Opposition House leader David Brazil says the financial incentives in the deal are a non-starter for him.

"I have a real problem with that. I would think the people in Newfoundland and Labrador would have a problem with that. And I would think the health-care professionals would first be asking, 'Why not engage with us?'" he told CBC News on Tuesday.

"Taking a company that looks at a software package to decide how we better access health care, and the particular needs, to me is not the best solution."

While the contract was part of a competitive public tender process, NDP Leader Alison Coffin asked why there has been no information about it, until now.

"If this was good news for our hospitals, clinics, and long-term care homes, you can bet the Liberals wouldn't have kept this a secret," said Coffin in a statement.

Dire need for savings

It's no secret Newfoundland and Labrador has a money problem.
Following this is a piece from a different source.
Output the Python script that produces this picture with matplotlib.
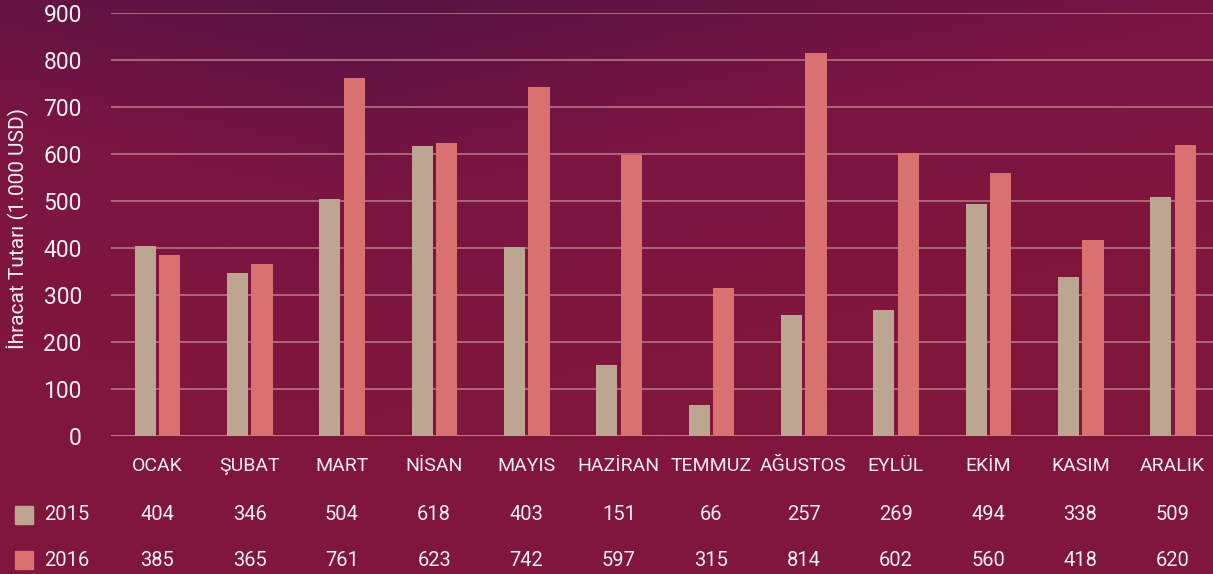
import numpy as np
import matplotlib
matplotlib.use("Agg")
import matplotlib.pyplot as plt
from matplotlib.colors import LinearSegmentedColormap

months = ["OCAK", "ŞUBAT", "MART", "NİSAN", "MAYIS", "HAZİRAN", "TEMMUZ",
          "AĞUSTOS", "EYLÜL", "EKİM", "KASIM", "ARALIK"]
v2015 = [404, 346, 504, 618, 403, 151, 66, 257, 269, 494, 338, 509]
v2016 = [385, 365, 761, 623, 742, 597, 315, 814, 602, 560, 418, 620]
series_names = ["2015", "2016"]
yticks = [0, 100, 200, 300, 400, 500, 600, 700, 800, 900]

c2015 = "#bca591"
c2016 = "#d87170"
txt = "#f4eef0"
plt.rcParams['font.family'] = ['Roboto', 'DejaVu Sans']

W, H = 1213, 574
fig = plt.figure(figsize=(W / 100, H / 100), dpi=100)

# background gradient
bg = fig.add_axes([0, 0, 1, 1])
bg.set_axis_off()
yy, xx = np.mgrid[0:1:200j, 0:1:400j]
t = np.clip((1 - yy) * 1.3 - 0.35 - np.abs(xx - 0.3) * 0.6, 0, 1)
cmap = LinearSegmentedColormap.from_list("bg", ["#80163c", "#7a1542", "#531442"])
bg.imshow(t, cmap=cmap, aspect="auto", extent=[0, 1, 0, 1], origin="upper", vmin=0, vmax=1)
bg.set_xlim(0, 1); bg.set_ylim(0, 1)

left = 111 / W
right = 1219 / W
bottom = 1 - 436 / H
top = 1 - 13 / H
ax = fig.add_axes([left, bottom, right - left, top - bottom])
ax.set_facecolor("none")
x = np.arange(len(months))
bw = 0.23
ax.bar(x - 0.13, v2015, bw, color=c2015, zorder=3)
ax.bar(x + 0.135, v2016, bw, color=c2016, zorder=3)
ax.set_xlim(-0.5, len(months) - 0.5)
ax.set_ylim(0, 900)
ax.set_yticks(yticks)
ax.set_yticklabels([str(v) for v in yticks], fontsize=16.5, color=txt)
ax.tick_params(axis="y", length=0, pad=21)
ax.set_xticks([])
for s in ax.spines.values():
    s.set_visible(False)
ax.grid(axis="y", color="#c98c98", linewidth=1.1, alpha=0.85, zorder=1)
ax.set_axisbelow(True)
ax.axhline(0, color="#c98c98", linewidth=1.1, alpha=0.85, zorder=2)

fig.text(18 / W, 1 - 228 / H, "İhracat Tutarı (1.000 USD)", rotation=90,
         ha="center", va="center", fontsize=15, color=txt)

for i, m in enumerate(months):
    xf = left + (i + 0.5) / len(months) * (right - left)
    fig.text(xf, 1 - 466 / H, m, ha="center", va="center", fontsize=14, color=txt)
    fig.text(xf, 1 - 515 / H, str(v2015[i]), ha="center", va="center", fontsize=14.5, color=txt)
    fig.text(xf, 1 - 560 / H, str(v2016[i]), ha="center", va="center", fontsize=14.5, color=txt)

for yrow, name, col in [(515, series_names[0], c2015), (560, series_names[1], c2016)]:
    fig.patches.append(plt.Rectangle((15 / W, 1 - (yrow + 9) / H), 18 / W, 18 / H,
                                     transform=fig.transFigure, color=col, figure=fig))
    fig.text(44 / W, 1 - yrow / H, name, ha="left", va="center", fontsize=14.5, color=txt)

fig.savefig("out.png", dpi=100)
With a net debt of $16 billion, the province is close to insolvency, and the prospect of cuts to many sectors looms as a distinct possibility. Health-care spending, comprising more than 37 per cent of the last provincial budget, is a target.

The economic task force was scheduled to deliver an interim report on Sunday with potential recommendations for change, before announcing on Saturday it would miss that deadline by up to six weeks.

Under those harsh realities — complicated further by the pandemic and the provincial election — Hillier said hiring Change Healthcare still isn't the right move.

While overtime and sick leave may be a spending issue, she said a larger problem is not having enough staff in the first place, particularly in long-term care, causing people to rack up overtime to get the job done. She said the province needs to instead train and hire more workers to drive overtime costs down.

"To increase the workload on our members is just crazy. It can't be done," she said.

The contract states the Health Sciences Centre in St. John's will be the pilot site for the new system before it expands to the rest of the province.
The contract states the Health Sciences Centre in St. John's will be the pilot site for the new system before it expands to the rest of the province.(CBC)

She also said any cuts will have a clear impact on patients, causing service reductions and longer wait times. The deal hasn't been brought to union members' attention yet, she said, in part because it took six weeks after CUPE-NL found out about it to even get a copy of the contract to peruse.

With the contract signed months ago, the project is now well into the first of three phases. The goal is to begin implementing the plan by September, starting at the Health Sciences Centre in St. John's.

The program will then roll out through the rest of the health authorities' acute-care facilities, including hospitals and long-term care homes throughout the province, with the contract set to conclude in September 2026, with an option to renew the contract after that point.